↓↓↓
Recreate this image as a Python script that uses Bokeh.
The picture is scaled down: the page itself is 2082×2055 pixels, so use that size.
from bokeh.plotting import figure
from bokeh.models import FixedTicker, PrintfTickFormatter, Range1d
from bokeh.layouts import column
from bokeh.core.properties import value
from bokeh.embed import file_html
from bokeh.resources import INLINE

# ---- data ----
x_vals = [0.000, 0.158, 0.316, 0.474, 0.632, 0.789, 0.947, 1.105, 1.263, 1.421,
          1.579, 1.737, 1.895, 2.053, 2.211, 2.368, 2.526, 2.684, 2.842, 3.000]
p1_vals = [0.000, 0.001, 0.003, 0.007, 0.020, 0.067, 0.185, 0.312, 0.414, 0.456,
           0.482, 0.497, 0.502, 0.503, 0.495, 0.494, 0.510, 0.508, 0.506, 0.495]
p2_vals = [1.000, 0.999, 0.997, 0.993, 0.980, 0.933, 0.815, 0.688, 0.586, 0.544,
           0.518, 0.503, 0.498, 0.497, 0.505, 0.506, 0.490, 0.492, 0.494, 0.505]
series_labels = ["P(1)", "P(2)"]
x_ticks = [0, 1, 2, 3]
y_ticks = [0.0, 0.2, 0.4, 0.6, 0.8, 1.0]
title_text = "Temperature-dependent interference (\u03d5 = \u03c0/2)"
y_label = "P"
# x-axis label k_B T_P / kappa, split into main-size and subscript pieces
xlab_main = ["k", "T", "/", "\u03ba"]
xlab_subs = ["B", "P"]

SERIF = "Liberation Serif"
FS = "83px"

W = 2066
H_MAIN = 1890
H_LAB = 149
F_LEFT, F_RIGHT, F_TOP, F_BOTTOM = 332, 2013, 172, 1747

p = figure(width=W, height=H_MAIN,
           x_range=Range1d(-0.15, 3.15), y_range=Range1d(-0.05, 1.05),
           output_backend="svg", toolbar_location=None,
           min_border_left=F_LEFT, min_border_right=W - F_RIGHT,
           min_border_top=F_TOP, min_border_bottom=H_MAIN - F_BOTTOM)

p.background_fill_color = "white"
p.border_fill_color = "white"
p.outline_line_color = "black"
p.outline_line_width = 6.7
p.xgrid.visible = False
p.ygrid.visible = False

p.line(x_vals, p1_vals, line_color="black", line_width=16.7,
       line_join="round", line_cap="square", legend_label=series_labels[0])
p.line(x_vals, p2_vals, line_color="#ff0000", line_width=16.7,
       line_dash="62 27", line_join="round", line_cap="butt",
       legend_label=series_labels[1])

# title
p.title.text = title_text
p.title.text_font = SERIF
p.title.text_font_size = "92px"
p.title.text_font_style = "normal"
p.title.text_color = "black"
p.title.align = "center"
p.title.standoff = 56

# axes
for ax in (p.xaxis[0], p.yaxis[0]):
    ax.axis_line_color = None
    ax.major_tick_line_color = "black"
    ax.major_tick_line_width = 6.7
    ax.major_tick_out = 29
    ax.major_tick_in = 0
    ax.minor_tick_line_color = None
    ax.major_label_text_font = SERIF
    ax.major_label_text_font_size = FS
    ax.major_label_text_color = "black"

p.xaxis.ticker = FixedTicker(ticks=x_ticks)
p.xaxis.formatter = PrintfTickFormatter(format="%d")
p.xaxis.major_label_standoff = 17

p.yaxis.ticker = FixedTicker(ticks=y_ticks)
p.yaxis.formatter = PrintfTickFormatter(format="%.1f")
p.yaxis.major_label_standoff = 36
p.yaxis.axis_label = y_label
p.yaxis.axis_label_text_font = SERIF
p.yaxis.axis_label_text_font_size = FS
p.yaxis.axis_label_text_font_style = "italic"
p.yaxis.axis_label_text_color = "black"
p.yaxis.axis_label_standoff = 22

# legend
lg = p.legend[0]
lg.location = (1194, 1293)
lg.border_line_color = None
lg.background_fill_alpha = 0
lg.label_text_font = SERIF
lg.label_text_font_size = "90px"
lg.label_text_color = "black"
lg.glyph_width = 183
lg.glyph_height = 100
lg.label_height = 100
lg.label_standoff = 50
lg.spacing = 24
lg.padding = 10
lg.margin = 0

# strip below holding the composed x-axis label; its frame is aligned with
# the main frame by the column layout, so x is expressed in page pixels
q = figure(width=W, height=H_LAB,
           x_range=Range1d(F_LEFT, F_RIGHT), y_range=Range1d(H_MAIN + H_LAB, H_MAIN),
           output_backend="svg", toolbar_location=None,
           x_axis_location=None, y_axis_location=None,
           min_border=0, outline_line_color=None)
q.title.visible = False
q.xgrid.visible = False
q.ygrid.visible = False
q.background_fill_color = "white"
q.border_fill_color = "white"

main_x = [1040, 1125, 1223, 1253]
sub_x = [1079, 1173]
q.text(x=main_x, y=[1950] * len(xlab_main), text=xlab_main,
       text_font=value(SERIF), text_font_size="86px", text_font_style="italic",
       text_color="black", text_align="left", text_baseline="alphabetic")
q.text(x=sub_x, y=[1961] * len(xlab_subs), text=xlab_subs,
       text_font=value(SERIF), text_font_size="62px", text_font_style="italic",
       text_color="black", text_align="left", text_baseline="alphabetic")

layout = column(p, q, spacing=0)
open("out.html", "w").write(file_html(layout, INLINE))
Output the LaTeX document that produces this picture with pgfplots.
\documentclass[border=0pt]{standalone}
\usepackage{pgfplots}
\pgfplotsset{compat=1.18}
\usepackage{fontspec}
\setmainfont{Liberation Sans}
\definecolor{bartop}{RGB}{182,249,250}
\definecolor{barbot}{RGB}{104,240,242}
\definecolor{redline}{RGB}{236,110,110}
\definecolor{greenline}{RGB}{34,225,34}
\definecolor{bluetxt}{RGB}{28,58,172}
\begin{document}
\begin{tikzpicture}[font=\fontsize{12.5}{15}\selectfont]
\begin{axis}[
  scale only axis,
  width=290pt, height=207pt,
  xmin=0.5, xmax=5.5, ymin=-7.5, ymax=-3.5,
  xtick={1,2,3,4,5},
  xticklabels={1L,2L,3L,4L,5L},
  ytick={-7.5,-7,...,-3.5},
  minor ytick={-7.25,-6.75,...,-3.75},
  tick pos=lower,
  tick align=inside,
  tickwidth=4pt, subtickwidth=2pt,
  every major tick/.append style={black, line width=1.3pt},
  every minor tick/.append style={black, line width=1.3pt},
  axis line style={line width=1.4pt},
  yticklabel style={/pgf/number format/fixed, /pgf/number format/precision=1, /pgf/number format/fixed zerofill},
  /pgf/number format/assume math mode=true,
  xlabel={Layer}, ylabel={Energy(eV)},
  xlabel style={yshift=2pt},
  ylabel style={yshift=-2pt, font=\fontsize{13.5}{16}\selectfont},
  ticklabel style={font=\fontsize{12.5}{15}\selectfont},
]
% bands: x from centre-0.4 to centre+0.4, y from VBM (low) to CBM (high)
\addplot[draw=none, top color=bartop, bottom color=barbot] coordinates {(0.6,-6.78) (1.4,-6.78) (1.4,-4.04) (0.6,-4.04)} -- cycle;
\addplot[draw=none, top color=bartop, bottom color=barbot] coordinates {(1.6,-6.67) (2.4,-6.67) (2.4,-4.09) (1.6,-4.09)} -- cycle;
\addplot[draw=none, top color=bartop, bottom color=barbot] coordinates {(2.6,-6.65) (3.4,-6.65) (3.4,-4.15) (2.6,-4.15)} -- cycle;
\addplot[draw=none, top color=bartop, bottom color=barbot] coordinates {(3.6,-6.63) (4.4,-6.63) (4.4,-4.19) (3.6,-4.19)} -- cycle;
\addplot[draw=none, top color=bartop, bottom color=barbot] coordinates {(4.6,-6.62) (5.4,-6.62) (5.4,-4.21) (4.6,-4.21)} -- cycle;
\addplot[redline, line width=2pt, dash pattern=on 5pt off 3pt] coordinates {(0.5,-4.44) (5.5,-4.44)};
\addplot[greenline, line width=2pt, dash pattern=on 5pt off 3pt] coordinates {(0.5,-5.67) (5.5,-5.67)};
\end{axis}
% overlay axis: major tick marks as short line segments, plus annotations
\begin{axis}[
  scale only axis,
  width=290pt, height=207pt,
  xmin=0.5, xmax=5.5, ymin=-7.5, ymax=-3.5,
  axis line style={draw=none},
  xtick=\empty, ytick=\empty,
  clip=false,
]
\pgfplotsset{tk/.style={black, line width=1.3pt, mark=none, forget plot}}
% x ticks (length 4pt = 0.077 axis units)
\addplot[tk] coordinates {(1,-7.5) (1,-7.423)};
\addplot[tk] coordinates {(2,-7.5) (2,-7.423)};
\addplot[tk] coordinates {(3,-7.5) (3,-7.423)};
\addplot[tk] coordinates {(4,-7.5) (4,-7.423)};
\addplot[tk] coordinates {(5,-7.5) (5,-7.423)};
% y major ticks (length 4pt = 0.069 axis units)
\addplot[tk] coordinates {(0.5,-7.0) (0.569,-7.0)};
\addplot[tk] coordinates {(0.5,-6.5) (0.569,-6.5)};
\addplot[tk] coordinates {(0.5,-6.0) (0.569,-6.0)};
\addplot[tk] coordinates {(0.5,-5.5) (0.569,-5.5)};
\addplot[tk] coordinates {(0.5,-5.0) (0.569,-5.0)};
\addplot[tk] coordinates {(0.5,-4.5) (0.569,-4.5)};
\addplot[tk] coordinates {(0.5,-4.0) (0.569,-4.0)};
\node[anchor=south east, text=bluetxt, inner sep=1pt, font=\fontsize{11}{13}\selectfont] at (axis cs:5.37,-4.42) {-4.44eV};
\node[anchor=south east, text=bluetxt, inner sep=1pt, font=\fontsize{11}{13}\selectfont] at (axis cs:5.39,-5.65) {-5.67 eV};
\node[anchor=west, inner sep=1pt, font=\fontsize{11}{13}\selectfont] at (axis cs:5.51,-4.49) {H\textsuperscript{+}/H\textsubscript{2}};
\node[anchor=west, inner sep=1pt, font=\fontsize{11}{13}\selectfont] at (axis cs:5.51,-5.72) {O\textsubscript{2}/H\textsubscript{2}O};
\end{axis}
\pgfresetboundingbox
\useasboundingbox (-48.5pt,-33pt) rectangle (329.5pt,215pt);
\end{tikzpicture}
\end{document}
↑↑↑
STATED EXERCISE ▸ Retype exactly the lines above, from the one with "The picture is" through the one with "from bokeh.resources import INLINE", inclusive.

RESPONSE ▸
The picture is scaled down: the page itself is 2082×2055 pixels, so use that size.
from bokeh.plotting import figure
from bokeh.models import FixedTicker, PrintfTickFormatter, Range1d
from bokeh.layouts import column
from bokeh.core.properties import value
from bokeh.embed import file_html
from bokeh.resources import INLINE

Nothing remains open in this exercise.